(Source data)
────────────────────
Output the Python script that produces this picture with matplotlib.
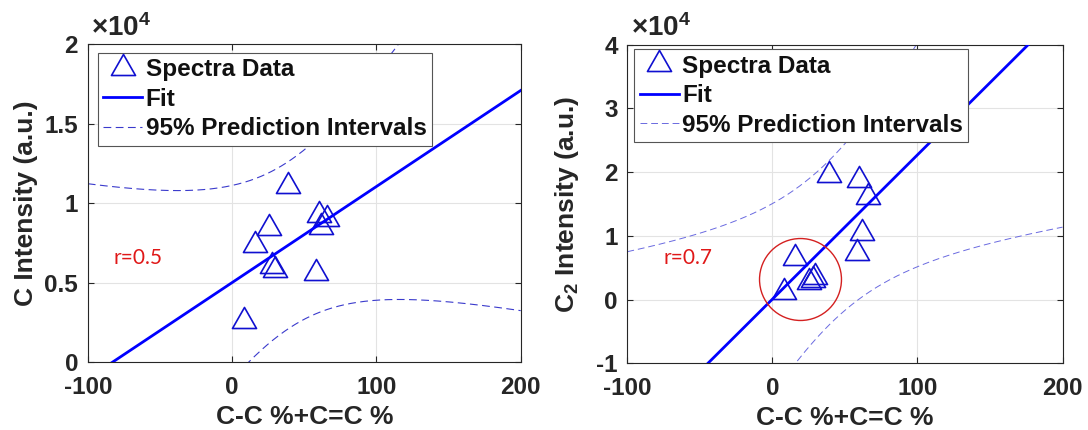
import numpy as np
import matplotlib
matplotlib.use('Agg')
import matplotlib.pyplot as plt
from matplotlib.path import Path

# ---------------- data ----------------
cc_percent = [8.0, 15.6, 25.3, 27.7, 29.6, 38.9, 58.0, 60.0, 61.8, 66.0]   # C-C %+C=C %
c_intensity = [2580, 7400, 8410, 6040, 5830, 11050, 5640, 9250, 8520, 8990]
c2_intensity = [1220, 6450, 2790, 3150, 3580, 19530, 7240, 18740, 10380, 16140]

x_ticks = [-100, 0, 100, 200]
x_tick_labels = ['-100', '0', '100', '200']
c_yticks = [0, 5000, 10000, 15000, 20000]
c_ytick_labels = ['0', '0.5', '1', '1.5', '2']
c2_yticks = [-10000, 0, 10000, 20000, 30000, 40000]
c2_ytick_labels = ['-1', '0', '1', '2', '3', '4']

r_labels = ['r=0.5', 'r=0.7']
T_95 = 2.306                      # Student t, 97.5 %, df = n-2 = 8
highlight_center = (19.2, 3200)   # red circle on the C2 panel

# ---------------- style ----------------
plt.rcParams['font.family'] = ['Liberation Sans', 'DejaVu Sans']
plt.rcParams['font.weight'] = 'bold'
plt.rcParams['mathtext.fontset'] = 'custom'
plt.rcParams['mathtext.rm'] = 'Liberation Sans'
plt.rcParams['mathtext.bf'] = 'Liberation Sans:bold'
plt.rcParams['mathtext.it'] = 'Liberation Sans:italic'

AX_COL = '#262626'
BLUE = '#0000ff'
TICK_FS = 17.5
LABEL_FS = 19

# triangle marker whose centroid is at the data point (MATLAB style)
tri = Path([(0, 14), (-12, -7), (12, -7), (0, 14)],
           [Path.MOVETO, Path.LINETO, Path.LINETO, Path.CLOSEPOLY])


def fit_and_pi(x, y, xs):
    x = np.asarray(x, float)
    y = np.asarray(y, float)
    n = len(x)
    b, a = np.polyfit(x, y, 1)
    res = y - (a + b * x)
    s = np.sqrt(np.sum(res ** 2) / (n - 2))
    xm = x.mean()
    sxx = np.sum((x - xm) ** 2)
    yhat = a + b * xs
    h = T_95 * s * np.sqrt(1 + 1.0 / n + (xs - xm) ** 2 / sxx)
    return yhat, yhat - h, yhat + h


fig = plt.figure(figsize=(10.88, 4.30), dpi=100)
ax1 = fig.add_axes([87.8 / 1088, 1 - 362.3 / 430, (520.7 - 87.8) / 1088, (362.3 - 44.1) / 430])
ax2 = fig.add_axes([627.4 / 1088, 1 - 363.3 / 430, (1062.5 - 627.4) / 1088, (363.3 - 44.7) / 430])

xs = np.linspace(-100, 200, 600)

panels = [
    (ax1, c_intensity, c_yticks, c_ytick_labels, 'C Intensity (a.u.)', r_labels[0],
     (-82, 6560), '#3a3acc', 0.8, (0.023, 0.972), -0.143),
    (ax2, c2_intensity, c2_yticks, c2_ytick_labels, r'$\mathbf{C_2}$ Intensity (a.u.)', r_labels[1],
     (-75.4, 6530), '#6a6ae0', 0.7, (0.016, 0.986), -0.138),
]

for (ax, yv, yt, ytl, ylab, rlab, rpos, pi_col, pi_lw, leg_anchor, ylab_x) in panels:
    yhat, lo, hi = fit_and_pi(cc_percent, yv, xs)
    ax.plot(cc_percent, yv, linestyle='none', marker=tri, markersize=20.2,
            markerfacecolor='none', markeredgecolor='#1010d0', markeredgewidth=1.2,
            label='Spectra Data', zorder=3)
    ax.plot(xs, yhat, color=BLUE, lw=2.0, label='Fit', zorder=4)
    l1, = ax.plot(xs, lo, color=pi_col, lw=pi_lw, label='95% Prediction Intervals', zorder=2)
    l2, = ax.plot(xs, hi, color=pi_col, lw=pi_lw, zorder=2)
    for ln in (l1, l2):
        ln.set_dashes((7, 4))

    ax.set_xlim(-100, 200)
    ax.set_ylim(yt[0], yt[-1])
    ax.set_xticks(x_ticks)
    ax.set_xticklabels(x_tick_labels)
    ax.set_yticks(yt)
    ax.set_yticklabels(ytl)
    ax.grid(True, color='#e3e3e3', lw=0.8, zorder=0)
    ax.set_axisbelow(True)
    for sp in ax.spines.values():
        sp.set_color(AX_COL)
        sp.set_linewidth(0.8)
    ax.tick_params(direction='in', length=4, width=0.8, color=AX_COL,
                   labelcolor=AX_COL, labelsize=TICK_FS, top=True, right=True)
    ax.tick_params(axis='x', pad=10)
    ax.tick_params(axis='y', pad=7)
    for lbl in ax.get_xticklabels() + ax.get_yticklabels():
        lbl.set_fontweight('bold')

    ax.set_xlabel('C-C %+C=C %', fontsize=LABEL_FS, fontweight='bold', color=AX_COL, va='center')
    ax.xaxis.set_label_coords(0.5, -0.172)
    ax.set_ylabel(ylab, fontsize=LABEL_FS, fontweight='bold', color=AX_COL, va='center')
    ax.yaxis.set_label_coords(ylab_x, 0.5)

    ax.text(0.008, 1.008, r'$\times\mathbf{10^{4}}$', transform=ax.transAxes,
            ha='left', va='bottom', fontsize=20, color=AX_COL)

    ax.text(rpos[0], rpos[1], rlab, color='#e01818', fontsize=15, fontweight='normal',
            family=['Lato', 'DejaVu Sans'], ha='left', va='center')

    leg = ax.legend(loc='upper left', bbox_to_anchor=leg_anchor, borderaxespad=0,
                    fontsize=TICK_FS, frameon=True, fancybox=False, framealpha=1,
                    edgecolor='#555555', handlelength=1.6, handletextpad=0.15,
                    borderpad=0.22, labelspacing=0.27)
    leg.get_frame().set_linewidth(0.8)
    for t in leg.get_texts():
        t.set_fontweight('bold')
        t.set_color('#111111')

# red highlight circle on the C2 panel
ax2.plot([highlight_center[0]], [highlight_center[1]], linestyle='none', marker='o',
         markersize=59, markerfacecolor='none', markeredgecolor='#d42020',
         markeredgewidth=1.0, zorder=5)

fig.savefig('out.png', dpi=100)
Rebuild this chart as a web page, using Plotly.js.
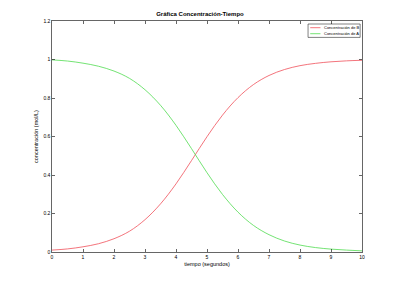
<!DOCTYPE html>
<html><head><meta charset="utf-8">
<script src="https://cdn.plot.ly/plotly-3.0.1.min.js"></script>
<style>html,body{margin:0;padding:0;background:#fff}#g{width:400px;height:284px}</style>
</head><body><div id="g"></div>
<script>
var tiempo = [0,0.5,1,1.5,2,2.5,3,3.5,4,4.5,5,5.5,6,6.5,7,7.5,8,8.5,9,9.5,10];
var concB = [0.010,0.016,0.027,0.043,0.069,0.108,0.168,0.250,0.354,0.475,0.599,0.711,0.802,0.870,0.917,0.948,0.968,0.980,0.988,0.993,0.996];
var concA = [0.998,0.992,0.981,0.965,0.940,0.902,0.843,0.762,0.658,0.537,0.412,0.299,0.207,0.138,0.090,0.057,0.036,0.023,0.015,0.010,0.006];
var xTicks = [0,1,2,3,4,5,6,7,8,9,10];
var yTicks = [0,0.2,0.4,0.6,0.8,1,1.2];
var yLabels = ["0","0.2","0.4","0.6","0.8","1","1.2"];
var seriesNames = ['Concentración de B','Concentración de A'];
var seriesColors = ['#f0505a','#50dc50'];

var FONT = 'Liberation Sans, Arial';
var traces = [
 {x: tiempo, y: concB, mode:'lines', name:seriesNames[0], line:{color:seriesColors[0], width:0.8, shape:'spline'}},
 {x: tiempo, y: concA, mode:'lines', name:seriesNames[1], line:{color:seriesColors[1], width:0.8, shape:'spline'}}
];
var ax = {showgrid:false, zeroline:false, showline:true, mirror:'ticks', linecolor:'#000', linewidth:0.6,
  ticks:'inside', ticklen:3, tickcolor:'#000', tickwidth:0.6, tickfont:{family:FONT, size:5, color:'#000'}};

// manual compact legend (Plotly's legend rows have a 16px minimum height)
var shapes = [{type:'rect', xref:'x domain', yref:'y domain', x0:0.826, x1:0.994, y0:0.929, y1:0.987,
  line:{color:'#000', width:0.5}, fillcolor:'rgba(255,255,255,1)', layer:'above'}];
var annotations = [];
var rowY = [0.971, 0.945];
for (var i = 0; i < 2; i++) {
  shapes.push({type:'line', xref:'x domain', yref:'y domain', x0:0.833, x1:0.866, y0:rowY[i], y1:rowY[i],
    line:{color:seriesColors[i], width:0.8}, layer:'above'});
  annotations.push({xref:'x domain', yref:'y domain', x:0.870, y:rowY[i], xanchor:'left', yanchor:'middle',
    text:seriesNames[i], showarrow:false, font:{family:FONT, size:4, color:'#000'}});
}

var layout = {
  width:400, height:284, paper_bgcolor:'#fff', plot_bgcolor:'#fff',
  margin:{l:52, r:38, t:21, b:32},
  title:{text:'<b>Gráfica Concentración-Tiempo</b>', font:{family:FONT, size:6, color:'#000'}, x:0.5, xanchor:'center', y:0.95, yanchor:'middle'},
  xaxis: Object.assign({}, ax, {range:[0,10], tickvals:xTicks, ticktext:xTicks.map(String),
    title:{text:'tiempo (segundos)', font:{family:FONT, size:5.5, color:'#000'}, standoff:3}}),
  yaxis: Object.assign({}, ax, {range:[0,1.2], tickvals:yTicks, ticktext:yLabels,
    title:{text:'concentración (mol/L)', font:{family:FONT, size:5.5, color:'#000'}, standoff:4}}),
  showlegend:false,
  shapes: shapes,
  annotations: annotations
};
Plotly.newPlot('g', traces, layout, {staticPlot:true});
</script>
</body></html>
────────────────────
Problem to solve: Quote, please, every line of the material above from its start through the line that has "18740, 10380, 16140]", reproducing the words exactly and dropping any images.

Answer:
Output the Python script that produces this picture with matplotlib.
import numpy as np
import matplotlib
matplotlib.use('Agg')
import matplotlib.pyplot as plt
from matplotlib.path import Path

# ---------------- data ----------------
cc_percent = [8.0, 15.6, 25.3, 27.7, 29.6, 38.9, 58.0, 60.0, 61.8, 66.0]   # C-C %+C=C %
c_intensity = [2580, 7400, 8410, 6040, 5830, 11050, 5640, 9250, 8520, 8990]
c2_intensity = [1220, 6450, 2790, 3150, 3580, 19530, 7240, 18740, 10380, 16140]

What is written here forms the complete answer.